Czarne chmury wiszą nad amerykańskim koncernem lotniczym Boeing. Przed amerykańskim kongresem zeznania złożył były pracownik firmy. Jego zdaniem od ponad 10 lat Boeing nie przestrzega procedur, które zapewniłyby pełne bezpieczeństwo w produkowanych samolotach. Sprawę bada już Federalna Agencja Lotnictwa.
Pracownicy Boeinga i eksperci lotniczy przed Kongresem walczą - jak mówią - o życie pasażerów. Bo ich zdaniem firma-legenda, ikona amerykańskiej gospodarki, od co najmniej 2013 roku kpi sobie ze podstawowych standardów produkcji maszyn, które przewożą codziennie tysiące ludzi na całym świecie.
- Jeśli nie zostaną podjęte działania, nie polecą głowy, każda osoba wchodząca na pokład samolotu Boeing będzie narażona na ryzyko - alarmował przed senacką komisją Ed Pierson, były pracownik Boeinga, dyrektor wykonawczy Fundacji na rzecz Bezpieczeństwa Lotniczego.
- Nie jestem tu dlatego, że tego chcę, a dlatego, że muszę. Nie chcę widzieć katastrofy 787 lub 777. Mam poważne obawy dotyczące bezpieczeństwa tych samolotów - podkreślał Sam Salehpour, sygnalista, inżynier jakości w Boeingu.
Firma idzie na skróty w kwestii produkcji maszyn?
- Sygnaliści, w tym inżynier jakości firmie Boeing, zaznaczają, że firma idzie na skróty w kwestii produkcji samolotów Dreamliner 787 czy modelu 777 - mówi o wysłuchaniu przed Senatem Ivan Rodriguez z CNN.
To pójście na skróty to między innymi niedozwolone szczeliny w poszyciu samolotów Dreamliner 787 i dopasowywanie części - jak opisuje jeden z kontrolerów jakości w firmie - metodą "na Tarzana".

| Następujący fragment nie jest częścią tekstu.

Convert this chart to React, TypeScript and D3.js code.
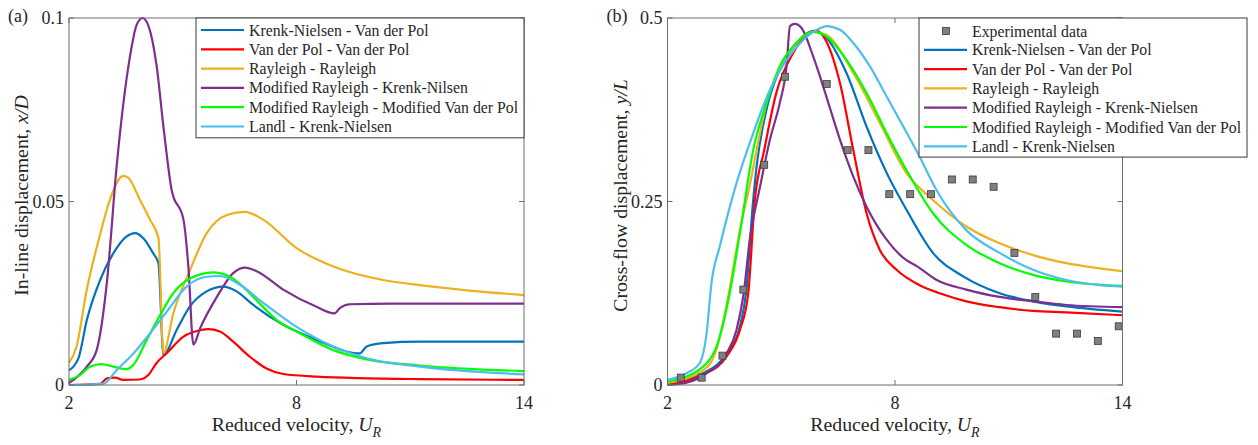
import React from 'react';
import * as d3 from 'd3';

// ---- data: [U_R, amplitude] ----
// (a) in-line displacement x/D
const ilKrenkVdp = [[2,0.004],[2.25,0.0073],[2.47,0.0177],[2.82,0.0286],[3.17,0.0359],[3.52,0.0405],[3.74,0.0414],[3.96,0.040],[4.22,0.0359],[4.36,0.0332],[4.49,0.0082],[4.84,0.015],[5.19,0.0214],[5.63,0.0255],[6.07,0.0268],[6.42,0.0255],[6.86,0.0218],[7.65,0.0164],[8.53,0.0123],[9.67,0.0086],[9.85,0.0105],[10.29,0.0114],[11.26,0.0118],[14,0.0118]];
const ilVdpVdp = [[2,0],[2.82,0.0003],[3.0,0.0018],[3.21,0.002],[3.43,0.0014],[3.87,0.0015],[4.09,0.0027],[4.31,0.006],[4.58,0.0087],[5.02,0.0132],[5.37,0.0147],[5.67,0.0152],[5.98,0.0146],[6.33,0.0118],[6.77,0.0077],[7.21,0.0045],[7.65,0.003],[8.53,0.0023],[11.26,0.0016],[14,0.0014]];
const ilRayRay = [[2,0.006],[2.2,0.0105],[2.47,0.026],[2.82,0.041],[3.08,0.0505],[3.43,0.057],[3.56,0.0565],[3.87,0.0505],[4.14,0.045],[4.36,0.040],[4.49,0.0087],[4.75,0.0195],[5.19,0.0313],[5.63,0.0413],[6.16,0.0463],[6.64,0.0472],[7.13,0.045],[8.0,0.0373],[8.97,0.0323],[10.29,0.0286],[11.26,0.0272],[12.5,0.0258],[14,0.0245]];
const ilModRayKrenk = [[2,0.0005],[2.47,0.005],[2.73,0.0095],[3.0,0.028],[3.26,0.06],[3.6,0.089],[3.78,0.098],[3.94,0.1],[4.09,0.098],[4.31,0.087],[4.49,0.0705],[4.71,0.053],[5.02,0.045],[5.15,0.032],[5.28,0.011],[5.46,0.0155],[5.9,0.024],[6.33,0.0305],[6.64,0.032],[6.95,0.031],[7.65,0.026],[8.53,0.0213],[9.0,0.0195],[9.15,0.021],[9.41,0.022],[10.5,0.0222],[14,0.0222]];
const ilModRayModVdp = [[2,0.0014],[2.29,0.0027],[2.55,0.005],[2.86,0.0057],[3.17,0.005],[3.52,0.0043],[3.7,0.0055],[4.05,0.0123],[4.4,0.019],[4.75,0.025],[5.19,0.029],[5.81,0.0307],[6.33,0.029],[6.86,0.024],[7.48,0.0177],[8.09,0.0141],[8.97,0.0095],[9.85,0.007],[11.26,0.0053],[14,0.0038]];
const ilLandlKrenk = [[2,0],[2.9,0.0003],[3.26,0.0041],[3.7,0.0086],[4.14,0.0141],[4.58,0.02],[5.1,0.0268],[5.63,0.0295],[5.98,0.0297],[6.51,0.0273],[7.13,0.0223],[7.92,0.0164],[8.97,0.0105],[9.85,0.0073],[11.26,0.005],[14,0.0029]];

// (b) cross-flow displacement y/L
const cfKrenkVdp = [[2,0.002],[2.94,0.016],[3.56,0.043],[3.91,0.08],[4.07,0.125],[4.26,0.252],[4.35,0.298],[4.61,0.375],[4.96,0.43],[5.4,0.466],[5.84,0.482],[6.19,0.473],[6.72,0.425],[7.25,0.352],[7.78,0.289],[8.3,0.239],[9.0,0.18],[9.8,0.148],[10.76,0.125],[11.64,0.114],[12.52,0.107],[14,0.1]];
const cfVdpVdp = [[2,0.001],[2.94,0.014],[3.56,0.039],[3.91,0.075],[4.13,0.125],[4.3,0.25],[4.55,0.32],[4.87,0.398],[5.31,0.452],[5.67,0.477],[5.93,0.483],[6.19,0.468],[6.55,0.411],[6.9,0.32],[7.25,0.234],[7.6,0.184],[8.04,0.157],[8.65,0.136],[9.18,0.125],[9.88,0.114],[10.76,0.106],[11.64,0.101],[12.52,0.099],[14,0.095]];
const cfRayRay = [[2,0.003],[2.94,0.02],[3.29,0.048],[3.58,0.115],[3.91,0.211],[4.2,0.28],[4.35,0.32],[4.61,0.384],[4.96,0.432],[5.4,0.466],[5.84,0.481],[6.19,0.477],[6.9,0.425],[7.6,0.357],[8.3,0.289],[9.0,0.252],[9.88,0.216],[10.76,0.193],[11.64,0.177],[12.52,0.166],[13.4,0.159],[14,0.155]];
const cfModRayKrenk = [[2,0],[2.5,0.003],[3.03,0.016],[3.56,0.043],[3.82,0.075],[4.01,0.125],[4.17,0.198],[4.44,0.27],[4.7,0.334],[4.96,0.384],[5.14,0.434],[5.23,0.489],[5.36,0.492],[5.54,0.486],[5.84,0.448],[6.19,0.393],[6.55,0.334],[6.9,0.284],[7.25,0.243],[7.78,0.198],[8.3,0.17],[8.57,0.162],[9.1,0.143],[9.88,0.13],[10.76,0.12],[11.64,0.114],[12.52,0.109],[14,0.106]];
const cfModRayModVdp = [[2,0.0045],[2.94,0.025],[3.38,0.066],[3.64,0.125],[3.91,0.207],[4.26,0.32],[4.61,0.384],[4.96,0.434],[5.4,0.466],[5.84,0.481],[6.19,0.475],[6.72,0.443],[7.34,0.389],[7.78,0.343],[8.3,0.293],[9.0,0.234],[9.88,0.191],[10.76,0.166],[11.64,0.15],[12.52,0.141],[14,0.135]];
const cfLandlKrenk = [[2,0.007],[2.5,0.016],[2.85,0.03],[3.03,0.07],[3.16,0.139],[3.38,0.189],[3.82,0.275],[4.26,0.343],[4.7,0.402],[5.14,0.443],[5.58,0.47],[6.02,0.486],[6.19,0.489],[6.55,0.484],[6.9,0.466],[7.34,0.434],[7.78,0.393],[8.22,0.352],[8.65,0.311],[9.1,0.265],[9.88,0.211],[10.76,0.18],[11.64,0.157],[12.52,0.143],[13.4,0.136],[14,0.134]];

const expUR = [2.35, 2.9, 3.45, 4.0, 4.55, 5.1, 6.2, 6.75, 7.3, 7.85, 8.4, 8.95, 9.5, 10.05, 10.6, 11.15, 11.7, 12.25, 12.8, 13.35, 13.9];
const expY = [0.01, 0.01, 0.04, 0.13, 0.30, 0.42, 0.41, 0.32, 0.32, 0.26, 0.26, 0.26, 0.28, 0.28, 0.27, 0.18, 0.12, 0.07, 0.07, 0.06, 0.08];

const xTicks = [2, 8, 14];
const yTicksA = [0, 0.05, 0.1];
const yTicksB = [0, 0.25, 0.5];

const colors = ['#0072BD', '#FF0000', '#EDB120', '#7E2F8E', '#00FF00', '#4DBEEE'];
const namesA = ['Krenk-Nielsen - Van der Pol', 'Van der Pol - Van der Pol', 'Rayleigh - Rayleigh', 'Modified Rayleigh - Krenk-Nilsen', 'Modified Rayleigh - Modified Van der Pol', 'Landl - Krenk-Nielsen'];
const namesB = ['Krenk-Nielsen - Van der Pol', 'Van der Pol - Van der Pol', 'Rayleigh - Rayleigh', 'Modified Rayleigh - Krenk-Nielsen', 'Modified Rayleigh - Modified Van der Pol', 'Landl - Krenk-Nielsen'];

const FONT = 'Liberation Serif, Times New Roman, Times, DejaVu Serif, serif';
const TXT = '#262626';
const AX = '#6e6e6e';

function Panel({ left, right, top, bottom, yMax, yTicks, series, names, exp, tag, yLabel, yVar, legend }) {
  const x = d3.scaleLinear().domain([2, 14]).range([left, right]);
  const y = d3.scaleLinear().domain([0, yMax]).range([bottom, top]);
  const line = d3.line().x(d => x(d[0])).y(d => y(d[1])).curve(d3.curveMonotoneX);
  const tl = 5;
  const rowStep = 19.3;
  const lgRows = (exp ? 1 : 0) + names.length;
  const lgH = lgRows * rowStep + 4;

  return (
    <g style={{ fontFamily: FONT }} fill={TXT}>
      {series.map((s, i) => (
        <path key={i} d={line(s)} fill="none" stroke={colors[i]} strokeWidth={2.2} strokeLinejoin="round" />
      ))}
      {exp && exp.ur.map((u, i) => (
        <rect key={'e' + i} x={x(u) - 3.5} y={y(exp.v[i]) - 3.5} width={7} height={7} fill="#7f7f7f" stroke="#3c3c3c" strokeWidth={0.8} />
      ))}
      <rect x={left} y={top} width={right - left} height={bottom - top} fill="none" stroke={AX} strokeWidth={1} />
      {xTicks.map(t => (
        <g key={'x' + t}>
          <line x1={x(t)} x2={x(t)} y1={bottom} y2={bottom - tl} stroke={AX} />
          <line x1={x(t)} x2={x(t)} y1={top} y2={top + tl} stroke={AX} />
          <text x={x(t)} y={bottom + 24} textAnchor="middle" fontSize={18}>{t}</text>
        </g>
      ))}
      {yTicks.map(t => (
        <g key={'y' + t}>
          <line x1={left} x2={left + tl} y1={y(t)} y2={y(t)} stroke={AX} />
          <line x1={right} x2={right - tl} y1={y(t)} y2={y(t)} stroke={AX} />
          <text x={left - 5} y={y(t) + 6} textAnchor="end" fontSize={18}>{t}</text>
        </g>
      ))}
      <text x={(left + right) / 2} y={431} textAnchor="middle" fontSize={19.8}>
        Reduced velocity, <tspan fontStyle="italic">U</tspan><tspan fontStyle="italic" fontSize={14} dy={6}>R</tspan>
      </text>
      <text transform={`translate(${left - 41},${(top + bottom) / 2 - 6}) rotate(-90)`} textAnchor="middle" fontSize={19.8}>
        {yLabel}<tspan fontStyle="italic">{yVar}</tspan>
      </text>
      <text x={left - 61} y={22} fontSize={18}>{tag}</text>
      <g>
        <rect x={legend.x} y={top} width={328} height={lgH} fill="#fff" stroke="#3a3a3a" strokeWidth={1} />
        {exp && (
          <g>
            <rect x={legend.x + 27 - 3.5} y={top + 13 - 3.5} width={7} height={7} fill="#7f7f7f" stroke="#3c3c3c" strokeWidth={0.8} />
            <text x={legend.x + 53} y={top + 13 + 5.5} fontSize={15.8}>Experimental data</text>
          </g>
        )}
        {names.map((n, i) => {
          const cy = top + 12 + ((exp ? 1 : 0) + i) * rowStep + (exp ? 0.5 : 0);
          return (
            <g key={'l' + i}>
              <line x1={legend.x + 5} x2={legend.x + 48} y1={cy} y2={cy} stroke={colors[i]} strokeWidth={2.2} />
              <text x={legend.x + 53} y={cy + 5.5} fontSize={15.8}>{n}</text>
            </g>
          );
        })}
      </g>
    </g>
  );
}

export default function App() {
  return (
    <svg width={1258} height={445} style={{ position: 'absolute', left: 0, top: 0, background: '#fff' }}>
      <Panel
        left={69} right={524} top={18} bottom={385} yMax={0.1} yTicks={yTicksA}
        series={[ilKrenkVdp, ilVdpVdp, ilRayRay, ilModRayKrenk, ilModRayModVdp, ilLandlKrenk]}
        names={namesA} exp={null} tag="(a)"
        yLabel="In-line displacement, " yVar="x/D" legend={{ x: 196 }}
      />
      <Panel
        left={667.5} right={1122.5} top={18} bottom={385} yMax={0.5} yTicks={yTicksB}
        series={[cfKrenkVdp, cfVdpVdp, cfRayRay, cfModRayKrenk, cfModRayModVdp, cfLandlKrenk]}
        names={namesB} exp={{ ur: expUR, v: expY }} tag="(b)"
        yLabel="Cross-flow displacement, " yVar="y/L" legend={{ x: 919 }}
      />
    </svg>
  );
}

- Dosłownie widziałem ludzi skaczących po kadłubie samolotu, żeby dopasować części. Nazywam to efektem Tarzana - informował Salephour.
ZOBACZ TEŻ: Dyrektor generalny Boeinga ustąpi ze stanowiska
Kierownictwo firmy broni bezpieczeństwa samolotów, powołując się między innymi na liczby. W oświadczeniu Boeinga można przeczytać, że Dreamliner od początku swojej kariery przewiózł bezpiecznie 850 milionów pasażerów.
"Boeing 787 będzie mógł bezpiecznie latać przez co najmniej 30 lat, zanim będzie wymagał rozszerzonych procedur konserwacji poszycia. Obszerne i rygorystyczne testy kadłuba oraz intensywne kontrole prawie 700 samolotów będących w eksploatacji nie wykazały żadnych dowodów na zmęczenie płatowca" - można przeczytać w oświadczeniu firmy Boeing z 17 kwietnia. Sprawa jest szalenie poważna. Doniesienia o nieprawidłowościach w Boeingu bada Federalna Agencja Lotnictwa. 5 stycznia tego roku, krótko po starcie nowego samolotu 737 MAX, oderwały się drzwi ewakuacyjne, przymocowane - jak się okazało - niewystarczającą liczbą śrub. W kwietniu kolejny samolot - Boeing 737 - zgubił podczas startu osłonę silnika. To wszystko składa się na coraz gorszy obraz firmy.
Boeing od pięciu lat mierzy się z zarzutami
- Będę mówił wprost. Gdy próbujesz zwiększyć produktywność bez odpowiednich zasobów, z kiepskim kierownictwem skupionym na finansach i brakiem inspektorów na linii produkcyjnej, zawsze kładziesz na szali bezpieczeństwo. Nie da się tego pogodzić - komentuje doktor Shawn Pruchnicki, ekspert lotniczy i profesor inżynierii na Uniwersytecie Stanowym Ohio. Boeing od ponad 5 lat mierzy się z zarzutami i pytaniami. Zaczęło się dwóch katastrof modeli 737 MAX, w których zginęło łącznie 346 osób. Od początku roku akcje spółki spadły o ponad 30 procent, a dyrektor generalny firmy zapowiedział odejście. Okazało się, że w ubiegłym roku zarobił 32 miliony dolarów - o połowę więcej niż w 2022 roku.